Nel parco nazionale di Timanfaya, il luogo dove ebbe inizio, nel 1730, una catastrofica eruzione vulcanica che durò 6 anni stravolgendo la conformazione di Lanzarote, è un'idea di Manrique il ristorante El Diablo, di forma circolare. Una parte delle cucine è alimentata dal calore del vulcano che sale attraverso un camino profondo sei metri. El diablo è affacciato in posizione panoramica sulla Ruta de Los Volcanes, una strada che si snoda per 14 chilometri in un paesaggio surreale di crateri, coni e sterminate distese di cenere e di lava, quasi prive di vegetazione.
La Fondazione Manrique, a Tahiche, ha invece sede in quella che fu una casa-studio dell'artista, incuneata in un campo di lava includendo, nel piano interrato, alcune bolle vulcaniche naturali. Nella bolla rossa un albero di fico - nato prima della costruzione della casa - cresce verso l'alto ed emerge nel soggiorno, divenuto la principale sala espositiva. Guardando fuori dalle finestre, gli interni si fondono col paesaggio esterno.
Gigantesche sculture di Manrique sono sparse per tutta l'isola. Di quella dedicata al Campesino vi ho giá parlato nell'articolo "Sono un eroe e coltivo vigneti" ma ce ne sono molte altre, perennemente animate dal vento e dalla luce e spesso posizionate al centro degli incroci stradali: a Lanzarote anche gli arredi urbani sono arte.

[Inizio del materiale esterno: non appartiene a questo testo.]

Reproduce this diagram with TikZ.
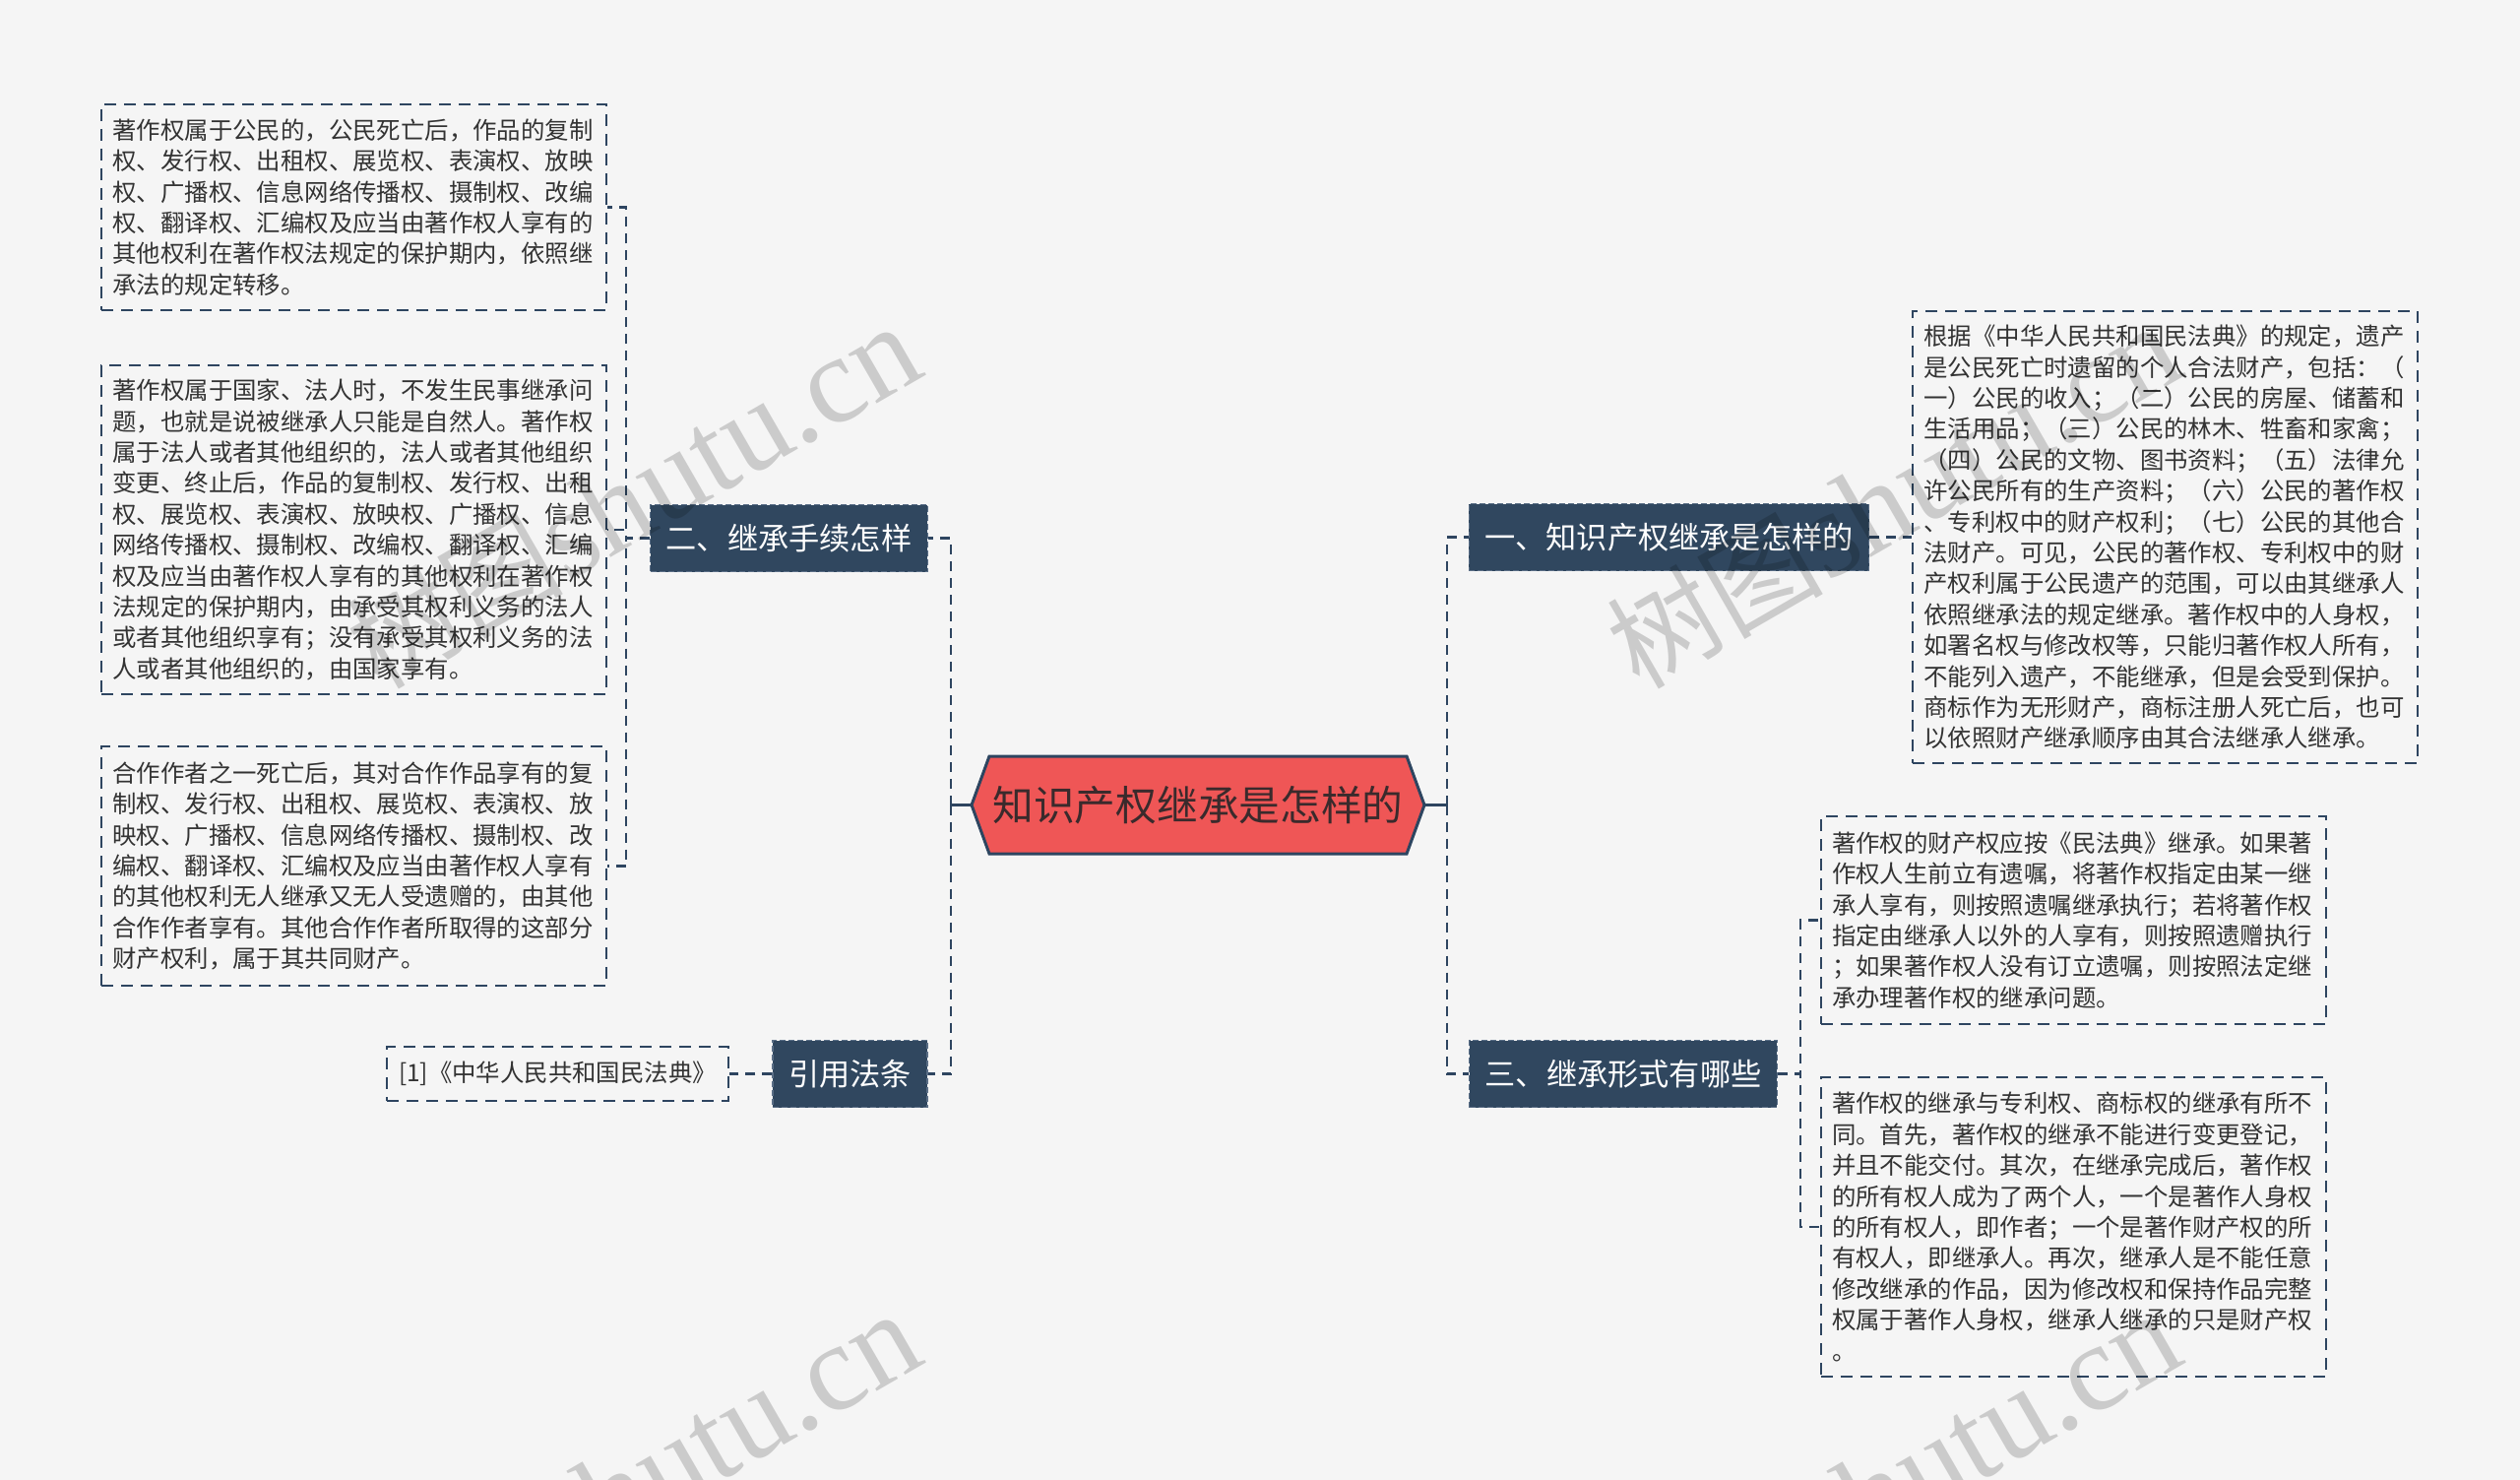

César Manrique morì in un incidente stradale a Teguise il 25 Settembre 1992. Aveva 73 anni ed era "in salute e pieno di voglia di vivere", come si legge in uno dei cataloghi delle sue opere. Una frase che racchiude il dolore degli isolani e il loro rammarico per gli anni di vita in più negati dalla sorte a quel compaesano cosí fuori dal comune. La sua tomba si trova nel piccolo cimitero di Haría, il paese nel centro dell'isola che aveva scelto come ultima residenza. E' semplicissima, solo una lastra di pietra con due palme e un alto cactus. Quando l'ho vista mi è sembrata appropriata. Per celebrare Manrique non sono necessari monumenti: c'è Lanzarote, il suo capolavoro più grande. I vulcani, il mare, il cielo: tutto vibra di energia. César vive.